PROBLEM STATEMENT: Your copy of the material below should match it exactly, except that it holds no pictures.

>>>>

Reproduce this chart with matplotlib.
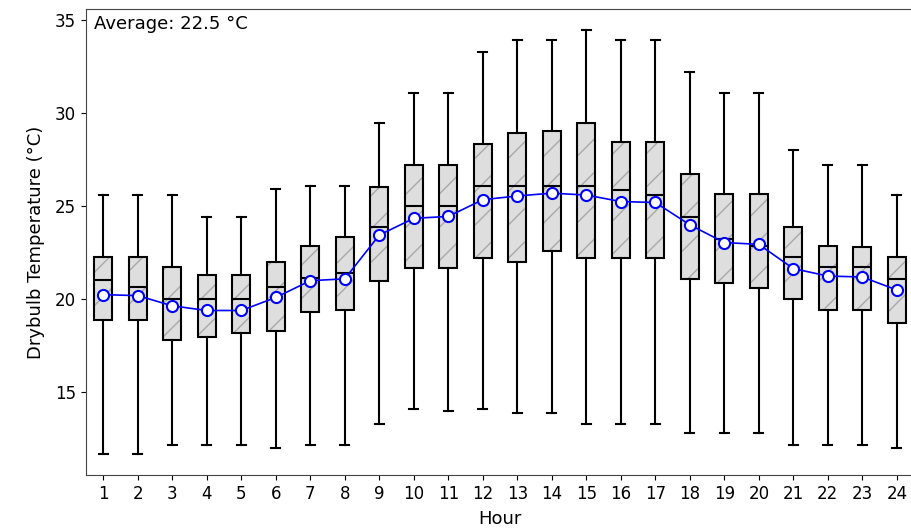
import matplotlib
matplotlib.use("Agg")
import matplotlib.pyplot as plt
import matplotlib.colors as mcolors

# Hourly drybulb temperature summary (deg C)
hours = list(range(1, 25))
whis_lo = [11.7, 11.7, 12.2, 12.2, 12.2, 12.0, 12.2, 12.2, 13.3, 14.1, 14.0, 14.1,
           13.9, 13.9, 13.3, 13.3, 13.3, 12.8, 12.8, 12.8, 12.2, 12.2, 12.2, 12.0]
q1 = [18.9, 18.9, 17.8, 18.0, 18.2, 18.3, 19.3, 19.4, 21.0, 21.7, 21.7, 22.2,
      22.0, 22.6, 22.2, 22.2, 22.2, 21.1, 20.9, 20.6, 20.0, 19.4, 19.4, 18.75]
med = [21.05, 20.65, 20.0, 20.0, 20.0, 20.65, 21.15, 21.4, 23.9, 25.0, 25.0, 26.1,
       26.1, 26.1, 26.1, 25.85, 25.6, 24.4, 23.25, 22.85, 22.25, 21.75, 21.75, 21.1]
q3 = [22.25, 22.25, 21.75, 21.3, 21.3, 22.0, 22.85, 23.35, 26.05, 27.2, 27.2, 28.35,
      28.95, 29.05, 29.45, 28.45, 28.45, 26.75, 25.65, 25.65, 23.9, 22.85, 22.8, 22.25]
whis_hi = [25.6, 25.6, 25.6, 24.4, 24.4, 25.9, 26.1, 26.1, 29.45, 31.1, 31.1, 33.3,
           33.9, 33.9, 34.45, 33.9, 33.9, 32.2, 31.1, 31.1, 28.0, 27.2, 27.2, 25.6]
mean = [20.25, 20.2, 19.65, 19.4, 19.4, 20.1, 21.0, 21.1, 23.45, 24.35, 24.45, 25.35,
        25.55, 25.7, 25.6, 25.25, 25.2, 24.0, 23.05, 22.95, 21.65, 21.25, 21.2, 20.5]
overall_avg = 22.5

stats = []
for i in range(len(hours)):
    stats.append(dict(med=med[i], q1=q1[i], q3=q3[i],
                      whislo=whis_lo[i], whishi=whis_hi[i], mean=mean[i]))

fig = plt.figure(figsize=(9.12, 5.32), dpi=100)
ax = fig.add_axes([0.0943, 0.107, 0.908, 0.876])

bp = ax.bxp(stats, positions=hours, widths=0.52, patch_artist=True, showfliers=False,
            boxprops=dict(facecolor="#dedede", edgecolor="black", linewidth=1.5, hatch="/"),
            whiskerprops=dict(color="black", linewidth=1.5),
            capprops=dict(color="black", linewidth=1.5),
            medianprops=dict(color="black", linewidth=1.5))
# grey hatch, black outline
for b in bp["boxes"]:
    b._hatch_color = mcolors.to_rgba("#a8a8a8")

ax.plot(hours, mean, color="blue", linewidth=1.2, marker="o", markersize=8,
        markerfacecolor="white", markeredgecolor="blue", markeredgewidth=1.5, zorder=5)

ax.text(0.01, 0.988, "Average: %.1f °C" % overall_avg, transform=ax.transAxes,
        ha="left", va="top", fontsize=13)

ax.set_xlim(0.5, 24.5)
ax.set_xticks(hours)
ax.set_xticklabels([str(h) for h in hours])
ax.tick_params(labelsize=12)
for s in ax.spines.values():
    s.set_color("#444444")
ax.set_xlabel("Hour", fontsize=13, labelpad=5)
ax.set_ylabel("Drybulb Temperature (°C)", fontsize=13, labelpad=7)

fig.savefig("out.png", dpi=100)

<<<<

SOLUTION TO THIS TASK:
Reproduce this chart with matplotlib.
import matplotlib
matplotlib.use("Agg")
import matplotlib.pyplot as plt
import matplotlib.colors as mcolors

# Hourly drybulb temperature summary (deg C)
hours = list(range(1, 25))
whis_lo = [11.7, 11.7, 12.2, 12.2, 12.2, 12.0, 12.2, 12.2, 13.3, 14.1, 14.0, 14.1,
           13.9, 13.9, 13.3, 13.3, 13.3, 12.8, 12.8, 12.8, 12.2, 12.2, 12.2, 12.0]
q1 = [18.9, 18.9, 17.8, 18.0, 18.2, 18.3, 19.3, 19.4, 21.0, 21.7, 21.7, 22.2,
      22.0, 22.6, 22.2, 22.2, 22.2, 21.1, 20.9, 20.6, 20.0, 19.4, 19.4, 18.75]
med = [21.05, 20.65, 20.0, 20.0, 20.0, 20.65, 21.15, 21.4, 23.9, 25.0, 25.0, 26.1,
       26.1, 26.1, 26.1, 25.85, 25.6, 24.4, 23.25, 22.85, 22.25, 21.75, 21.75, 21.1]
q3 = [22.25, 22.25, 21.75, 21.3, 21.3, 22.0, 22.85, 23.35, 26.05, 27.2, 27.2, 28.35,
      28.95, 29.05, 29.45, 28.45, 28.45, 26.75, 25.65, 25.65, 23.9, 22.85, 22.8, 22.25]
whis_hi = [25.6, 25.6, 25.6, 24.4, 24.4, 25.9, 26.1, 26.1, 29.45, 31.1, 31.1, 33.3,
           33.9, 33.9, 34.45, 33.9, 33.9, 32.2, 31.1, 31.1, 28.0, 27.2, 27.2, 25.6]
mean = [20.25, 20.2, 19.65, 19.4, 19.4, 20.1, 21.0, 21.1, 23.45, 24.35, 24.45, 25.35,
        25.55, 25.7, 25.6, 25.25, 25.2, 24.0, 23.05, 22.95, 21.65, 21.25, 21.2, 20.5]
overall_avg = 22.5

stats = []
for i in range(len(hours)):
    stats.append(dict(med=med[i], q1=q1[i], q3=q3[i],
                      whislo=whis_lo[i], whishi=whis_hi[i], mean=mean[i]))

fig = plt.figure(figsize=(9.12, 5.32), dpi=100)
ax = fig.add_axes([0.0943, 0.107, 0.908, 0.876])

bp = ax.bxp(stats, positions=hours, widths=0.52, patch_artist=True, showfliers=False,
            boxprops=dict(facecolor="#dedede", edgecolor="black", linewidth=1.5, hatch="/"),
            whiskerprops=dict(color="black", linewidth=1.5),
            capprops=dict(color="black", linewidth=1.5),
            medianprops=dict(color="black", linewidth=1.5))
# grey hatch, black outline
for b in bp["boxes"]:
    b._hatch_color = mcolors.to_rgba("#a8a8a8")

ax.plot(hours, mean, color="blue", linewidth=1.2, marker="o", markersize=8,
        markerfacecolor="white", markeredgecolor="blue", markeredgewidth=1.5, zorder=5)

ax.text(0.01, 0.988, "Average: %.1f °C" % overall_avg, transform=ax.transAxes,
        ha="left", va="top", fontsize=13)

ax.set_xlim(0.5, 24.5)
ax.set_xticks(hours)
ax.set_xticklabels([str(h) for h in hours])
ax.tick_params(labelsize=12)
for s in ax.spines.values():
    s.set_color("#444444")
ax.set_xlabel("Hour", fontsize=13, labelpad=5)
ax.set_ylabel("Drybulb Temperature (°C)", fontsize=13, labelpad=7)

fig.savefig("out.png", dpi=100)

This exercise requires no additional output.